Thursday, June 16, 2011
The news out of the Capitol just keeps getting grimmer. Today, the Wisconsin State Senate is voting on a bill that would decimate the state's family planning programs and defund Planned Parenthood. It's the culmination of several weeks of anti-choice bills, a constant onslaught against the health and rights of Wisconsin citizens.
And that's just Wisconsin. Every day brings new, awful developments. In South Dakota, a law will go into effect on July 1 that will require women seeking abortion to wait a mandatory 72 hours--the longest wait in the nation--and would also require them to receive counseling at an anti-choice Crisis Pregnancy Center. (As of May 24, no CPCs have registered with the state government to provide this counseling). The US House passed an agriculture bill with an anti-choice amendment that would ban discussion of abortion on the internet or through video conferencing, a blow to rural women who do not have easy access to doctors. In Louisiana, the State House passed a bill that would ban abortion entirely in the state, in a direct challenge to Roe v. Wade, but it was sent back to committee under concerns that the bill's passage would cause the state to lose $4.e billion in federal health care funds.
These constant attacks not only threaten our physical well-being, but our morale as well. I have seen more than one pro-choice activist with the thousand-yard stare. They tell me that there are days when they dread checking e-mail or Facebook out of fear of what they will find. They sometimes have to take a break from checking the news for the sake of their own sanity. We are in danger of mass "outrage fatigue," that we are encountering so much bad news, with no escape, that we become numb. It gets to a point where it feels like we can't possibly write to every politician, submit letters to every newspaper, over every anti-choice development. After a while, it becomes extremely difficult to maintain enthusiasm and action for something that yields no positive results.
This is the very time when we need to make an effort to recommit ourselves. Try to do something, whatever is in your capacity. If you have the time and a love for public speaking, sign up to speak at a hearing. If you are more comfortable with writing than with speaking, write a blog entry or send a letter to your local newspaper. If you have little free time, take five seconds to send an e-mail to a politician, or a fraction of a second to share a story on Facebook. We live in a time where communication technology allows a story to travel at light-speed, and it only takes one person. Even if an anti-choice bill passes, you can inspire one more person to take action. With more people acting, our support base grows and the burden isn't left to a small number of people.

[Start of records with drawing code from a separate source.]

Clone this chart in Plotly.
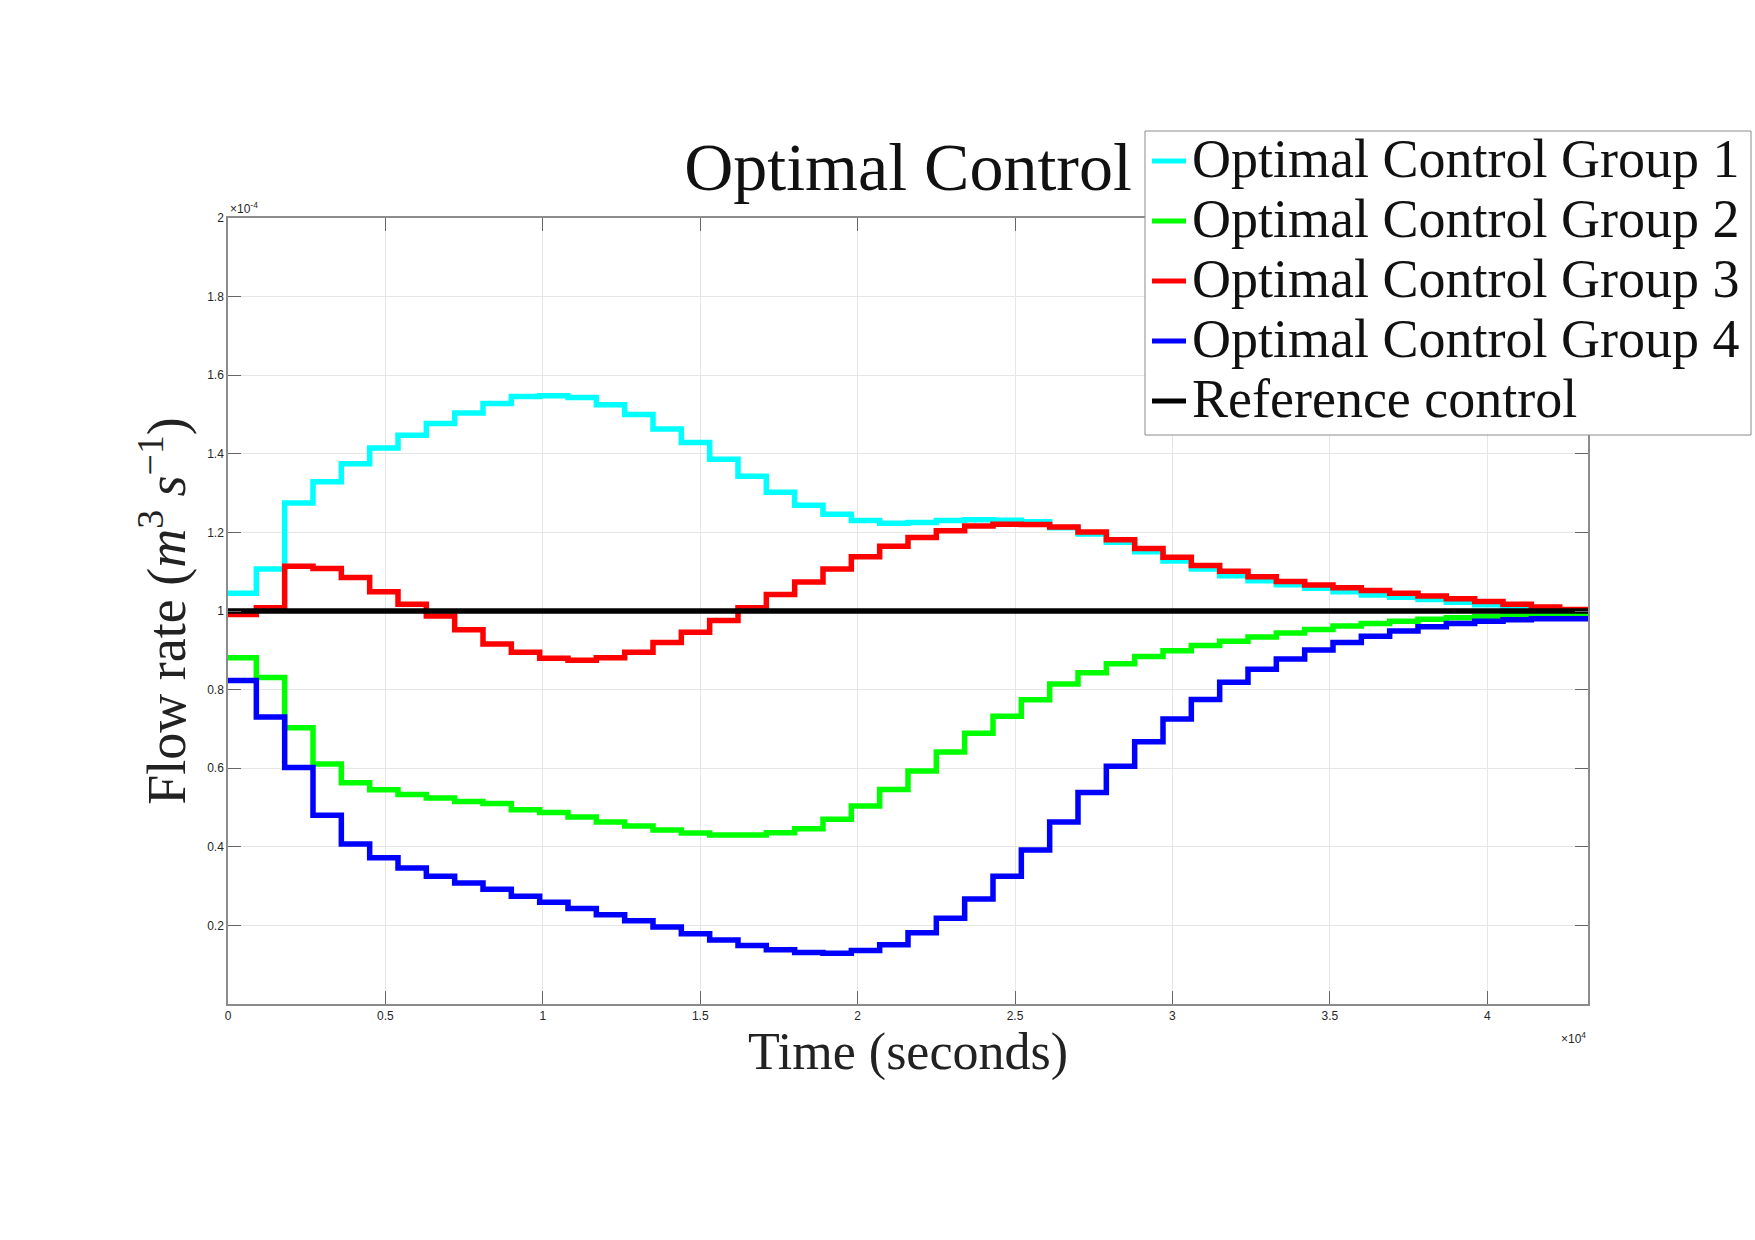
import plotly.graph_objects as go

# ---------------- data (flow rate in units of 1e-4 m^3/s) ----------------
step_seconds = 900
time_start = [k * step_seconds for k in range(48)]
time_end = 43200

group1 = [1.045, 1.107, 1.275, 1.329, 1.375, 1.415, 1.447, 1.477, 1.504, 1.528,
          1.546, 1.548, 1.543, 1.525, 1.500, 1.463, 1.429, 1.386, 1.343, 1.302,
          1.269, 1.246, 1.230, 1.223, 1.225, 1.230, 1.232, 1.231, 1.227, 1.212,
          1.196, 1.175, 1.151, 1.127, 1.107, 1.090, 1.077, 1.067, 1.058, 1.049,
          1.041, 1.035, 1.029, 1.022, 1.016, 1.009, 1.003, 0.996]

group2 = [0.881, 0.831, 0.703, 0.611, 0.563, 0.545, 0.533, 0.524, 0.515, 0.510,
          0.494, 0.487, 0.476, 0.463, 0.453, 0.443, 0.435, 0.430, 0.430, 0.436,
          0.446, 0.470, 0.504, 0.546, 0.593, 0.641, 0.689, 0.732, 0.774, 0.814,
          0.843, 0.866, 0.884, 0.899, 0.912, 0.923, 0.934, 0.944, 0.953, 0.962,
          0.968, 0.974, 0.979, 0.983, 0.986, 0.989, 0.990, 0.990]

group3 = [0.991, 1.008, 1.114, 1.108, 1.085, 1.049, 1.017, 0.987, 0.952, 0.916,
          0.895, 0.880, 0.875, 0.881, 0.895, 0.920, 0.946, 0.976, 1.008, 1.042,
          1.074, 1.107, 1.138, 1.165, 1.187, 1.204, 1.216, 1.221, 1.220, 1.214,
          1.201, 1.181, 1.159, 1.137, 1.116, 1.101, 1.087, 1.075, 1.066, 1.059,
          1.052, 1.045, 1.038, 1.031, 1.024, 1.017, 1.010, 1.004]

group4 = [0.823, 0.730, 0.602, 0.480, 0.407, 0.372, 0.346, 0.325, 0.308, 0.292,
          0.274, 0.259, 0.243, 0.227, 0.212, 0.196, 0.179, 0.163, 0.149, 0.138,
          0.131, 0.129, 0.136, 0.151, 0.181, 0.218, 0.267, 0.325, 0.392, 0.463,
          0.538, 0.605, 0.667, 0.725, 0.775, 0.819, 0.852, 0.878, 0.901, 0.920,
          0.936, 0.949, 0.960, 0.968, 0.974, 0.978, 0.980, 0.980]

reference_time = [0, 43200]
reference_control = [1.0, 1.0]

series_names = ["Optimal Control Group 1", "Optimal Control Group 2",
                "Optimal Control Group 3", "Optimal Control Group 4",
                "Reference control"]
series_colors = ["#00FFFF", "#00FF00", "#FF0000", "#0000FF", "#000000"]

x_tick_vals = [0, 5000, 10000, 15000, 20000, 25000, 30000, 35000, 40000]
x_tick_text = ["0", "0.5", "1", "1.5", "2", "2.5", "3", "3.5", "4"]
y_tick_vals = [0.2, 0.4, 0.6, 0.8, 1.0, 1.2, 1.4, 1.6, 1.8, 2.0]
y_tick_text = ["0.2", "0.4", "0.6", "0.8", "1", "1.2", "1.4", "1.6", "1.8", "2"]

SERIF = "Liberation Serif, Times New Roman, serif"
SANS = "Liberation Sans, Arial, Helvetica, sans-serif"

# plot-area geometry in page pixels
W, H = 1755, 1240
PL, PR, PT, PB = 228, 1588, 218, 1004


def px_to_paper_x(px):
    return (px - PL) / (PR - PL)


def px_to_paper_y(py):
    return (PB - py) / (PB - PT)


fig = go.Figure()
stair_x = time_start + [time_end]
for name, color, vals in zip(series_names[:4], series_colors[:4],
                             [group1, group2, group3, group4]):
    fig.add_trace(go.Scatter(
        x=stair_x, y=vals + [vals[-1]], mode="lines", name=name,
        line=dict(color=color, width=5.5, shape="hv"), showlegend=False,
    ))
fig.add_trace(go.Scatter(
    x=reference_time, y=reference_control, mode="lines", name=series_names[4],
    line=dict(color=series_colors[4], width=5.5), showlegend=False,
))

axis_common = dict(
    showline=True, linecolor="#8c8c8c", linewidth=1.5, mirror="ticks",
    ticks="inside", ticklen=13, tickcolor="#666666", tickwidth=1,
    showgrid=True, gridcolor="#e6e6e6", gridwidth=1, zeroline=False,
    tickfont=dict(family=SANS, size=12, color="#262626"),
)

fig.update_layout(
    width=W, height=H,
    paper_bgcolor="white", plot_bgcolor="white",
    margin=dict(l=PL, r=W - PR, t=PT, b=H - PB),
    title=dict(text="Optimal Control", x=(PL + PR) / 2 / W, xanchor="center",
               y=1 - 166 / H, yanchor="middle",
               font=dict(family=SERIF, size=68, color="#111111")),
    xaxis=dict(range=[0, 43200], tickvals=x_tick_vals, ticktext=x_tick_text,
               title=dict(text="Time (seconds)", standoff=8,
                          font=dict(family=SERIF, size=52, color="#222222")),
               **axis_common),
    yaxis=dict(range=[0, 2], tickvals=y_tick_vals, ticktext=y_tick_text,
               title=dict(text="Flow rate (<i>m</i><sup>3</sup> <i>s</i><sup>\u22121</sup>)",
                          standoff=4,
                          font=dict(family=SERIF, size=54, color="#222222")),
               **axis_common),
    showlegend=False,
)

# ---- legend box (drawn to match the reference's compact row spacing) ----
box_l, box_r, box_t, box_b = 1145, 1751, 131, 435
fig.add_shape(type="rect", xref="paper", yref="paper",
              x0=px_to_paper_x(box_l), x1=px_to_paper_x(box_r),
              y0=px_to_paper_y(box_b), y1=px_to_paper_y(box_t),
              line=dict(color="#8c8c8c", width=1), fillcolor="white", layer="above")
row_centers = [161, 221, 281, 341, 401]
for name, color, yc in zip(series_names, series_colors, row_centers):
    fig.add_shape(type="line", xref="paper", yref="paper",
                  x0=px_to_paper_x(1152), x1=px_to_paper_x(1186),
                  y0=px_to_paper_y(yc), y1=px_to_paper_y(yc),
                  line=dict(color=color, width=5), layer="above")
    fig.add_annotation(text=name, xref="paper", yref="paper",
                       x=px_to_paper_x(1190), y=px_to_paper_y(yc - 2),
                       xanchor="left", yanchor="middle", showarrow=False,
                       font=dict(family=SERIF, size=54, color="#111111"))

fig.add_annotation(text="\u00d710<sup>-4</sup>", xref="paper", yref="paper",
                   x=0.0, y=1.0, xanchor="left", yanchor="bottom", showarrow=False,
                   font=dict(family=SANS, size=12, color="#262626"))
fig.add_annotation(text="\u00d710<sup>4</sup>", xref="paper", yref="paper",
                   x=1.0, y=-0.030, xanchor="right", yanchor="top", showarrow=False,
                   font=dict(family=SANS, size=12, color="#262626"))

fig.write_html("out.html")
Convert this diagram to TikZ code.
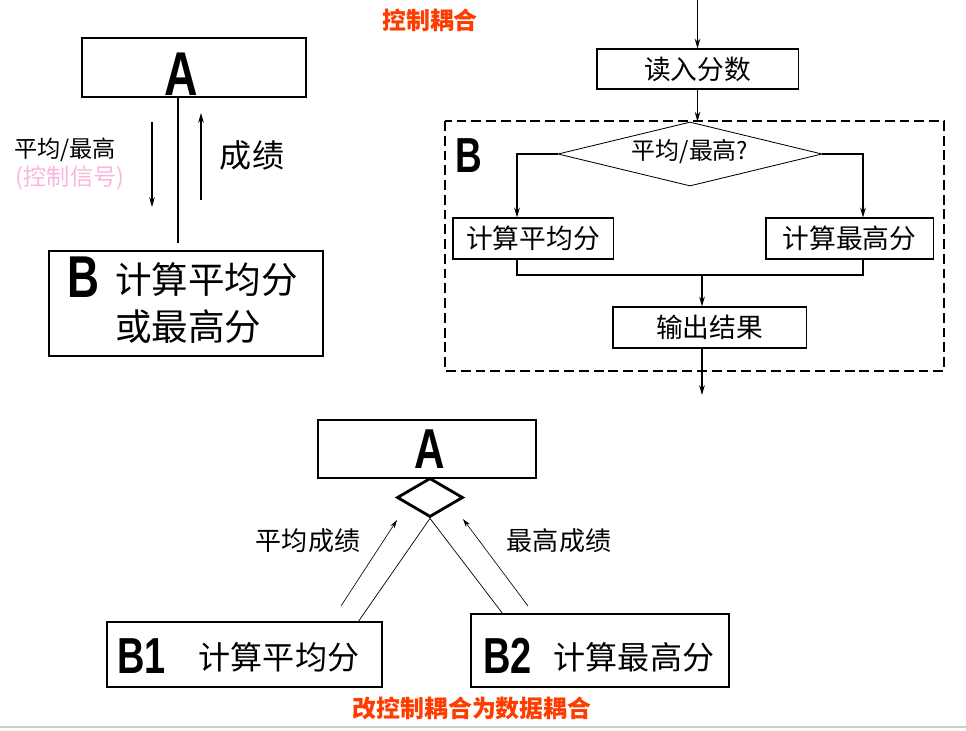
\documentclass[tikz,border=0pt]{standalone}
\usepackage{fontspec}
\setmainfont{Noto Sans CJK SC}
\newfontfamily\bigfont[FakeStretch=0.75]{Liberation Sans}
\usetikzlibrary{shapes.geometric, arrows.meta, positioning}
\definecolor{titlered}{RGB}{255, 60, 0}
\definecolor{signalpink}{RGB}{248, 182, 218}
\tikzset{
  box/.style={draw, line width=0.75pt, inner sep=0pt},
  letter/.style={anchor=base, inner sep=0pt, font=\bigfont\bfseries\fontsize{#1}{#1}\selectfont},
  arr/.style={-{Stealth[length=7pt, width=4pt]}, line width=0.8pt},
  thinarr/.style={-{Stealth[length=6pt, width=3.5pt]}, line width=0.45pt},
}

\begin{document}
\begin{tikzpicture}[x=0.025cm, y=-0.025cm]
  \useasboundingbox (0,0) rectangle (966,730);

  % Control coupling
  \node[font=\bfseries\fontsize{17}{17}\selectfont, text=titlered] (title) at (430, 20) {控制耦合};

  % A calls B with a flag
  \node[box, line width=1pt, minimum width=5.6cm, minimum height=1.475cm] (ta) at (194, 67.5) {};
  \node[letter=44pt] (taname) at (181, 95) {A};
  \node[box, line width=1pt, minimum width=6.85cm, minimum height=2.625cm] (tb) at (186, 303.5) {};
  \node[letter=42pt] (tbname) at (83, 297) {B};
  \node[anchor=west, align=left, inner sep=0pt, font=\fontsize{26}{33.5}\selectfont] (tbtext) at (115, 303) {计算平均分\\或最高分};
  \coordinate (tcall) at (178, 243);
  \draw[line width=1.2pt] (ta.south -| tcall) -- (tcall);
  \coordinate (fl0) at (152, 122); \coordinate (fl1) at (152, 207);
  \draw[arr] (fl0) -- (fl1);
  \coordinate (rs0) at (201, 200); \coordinate (rs1) at (201, 113);
  \draw[arr] (rs0) -- (rs1);
  \node[font=\fontsize{16.5}{16.5}\selectfont] (flag) at (65, 150) {平均/最高};
  \node[font=\fontsize{16.5}{16.5}\selectfont, text=signalpink] (flagnote) at (70, 178) {(控制信号)};
  \node[font=\fontsize{22.8}{22.8}\selectfont] (score) at (252, 155) {成绩};

  % Flowchart of B
  \coordinate (fin) at (695, 0);
  \node[box, minimum width=5.025cm, minimum height=1cm, font=\fontsize{19}{19}\selectfont] (read) at (697.5, 69) {读入分数};
  \draw[arr] (read.north |- fin) -- (read.north);
  \draw[line width=1.3pt, dash pattern=on 7pt off 3.5pt] (445, 121) rectangle (944, 371);
  \node[letter=35pt] (fbname) at (468.5, 172) {B};
  \node[diamond, draw, line width=0.6pt, inner sep=0pt, minimum width=6.6cm, minimum height=1.6cm] (dia) at (690, 154) {};
  \node[font=\fontsize{17}{17}\selectfont] (diatext) at (690, 152) {平均/最高?};
  \draw[arr] (read.south) -- (read.south |- dia.north);
  \node[box, minimum width=4cm, minimum height=1.025cm, font=\fontsize{19}{19}\selectfont] (avg) at (533, 238.5) {计算平均分};
  \node[box, minimum width=4.175cm, minimum height=1.025cm, font=\fontsize{19}{19}\selectfont] (max) at (849.5, 238.5) {计算最高分};
  \node[box, minimum width=4.825cm, minimum height=1.025cm, font=\fontsize{19}{19}\selectfont] (out) at (709.5, 327.5) {输出结果};
  \coordinate (bl) at (517, 275); \coordinate (br) at (863, 275); \coordinate (bm) at (702, 275);
  \draw[arr] (dia.west) -| (bl |- avg.north);
  \draw[arr] (dia.east) -| (br |- max.north);
  \draw[line width=1.2pt] (bl |- avg.south) -- (bl) -- (br) -- (br |- max.south);
  \draw[arr] (bm) -- (bm |- out.north);
  \coordinate (fout) at (702, 395);
  \draw[arr] (bm |- out.south) -- (fout);

  % Data coupling
  \node[box, line width=2pt, minimum width=5.45cm, minimum height=1.45cm] (ba) at (427, 449) {};
  \node[letter=40pt] (baname) at (430, 468) {A};
  \node[diamond, draw, line width=2pt, inner sep=0pt, minimum width=1.65cm, minimum height=0.975cm] (sel) at (430, 497.5) {};
  \node[box, line width=0.9pt, minimum width=6.875cm, minimum height=1.625cm] (b1) at (244.5, 654.5) {};
  \node[box, line width=0.9pt, minimum width=6.45cm, minimum height=1.825cm] (b2) at (600, 650.5) {};
  \node[letter=36pt] (b1name) at (141.5, 673) {B1};
  \node[letter=36pt] (b2name) at (507.5, 673) {B2};
  \node[font=\fontsize{22.8}{22.8}\selectfont] (b1text) at (279, 657) {计算平均分};
  \node[font=\fontsize{22.8}{22.8}\selectfont] (b2text) at (634, 657) {计算最高分};
  \coordinate (b1top) at (358, 622); \coordinate (b2top) at (503, 614);
  \draw[line width=0.5pt] (sel.south) -- (b1top);
  \draw[line width=0.5pt] (sel.south) -- (b2top);
  \coordinate (al0) at (341, 606); \coordinate (al1) at (397, 520);
  \coordinate (ar0) at (528, 606); \coordinate (ar1) at (463, 519);
  \draw[thinarr] (al0) -- (al1);
  \draw[thinarr] (ar0) -- (ar1);
  \node[font=\fontsize{18.5}{18.5}\selectfont] (avgscore) at (308, 541) {平均成绩};
  \node[font=\fontsize{18.5}{18.5}\selectfont] (maxscore) at (559, 541) {最高成绩};
  \node[font=\bfseries\fontsize{17}{17}\selectfont, text=titlered] (note) at (472, 708) {改控制耦合为数据耦合};

  \draw[gray!40, line width=1pt] (0, 727) -- (966, 727);
\end{tikzpicture}
\end{document}
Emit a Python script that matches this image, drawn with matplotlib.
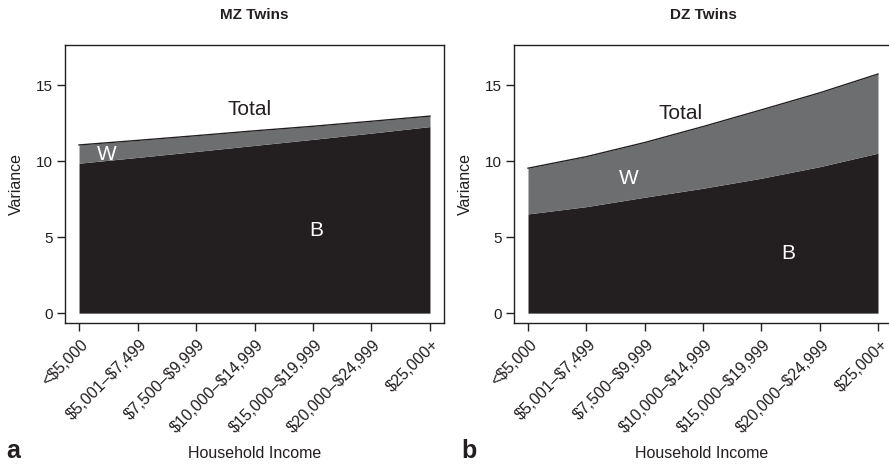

On May 25, I went to the capitol and signed up at a hearing to speak out against Senate Bill 92, which would prevent an insurance company from covering abortion if that company participates in the health care exchange. It was a miserably rainy day. The committee had an anti-choice majority. By the time I spoke, half the committee had left and the other half were past the point of caring. The person who called me up mispronounced my name so badly that I wondered if they could read English. I knew that no one was listening, so I just took the time to say my prepared speech, one where I said everything I had ever wanted to say to someone in power.
I was wrong. Some people were listening. People from organizations outside of NARAL came up to me afterwords and shook my hand, saying, "Great job! Thanks for telling it like it is!" We exchanged contact information, and decided to collaborate in the future.
Keep up the fight, even when things look bleak. You never know who might be listening to you.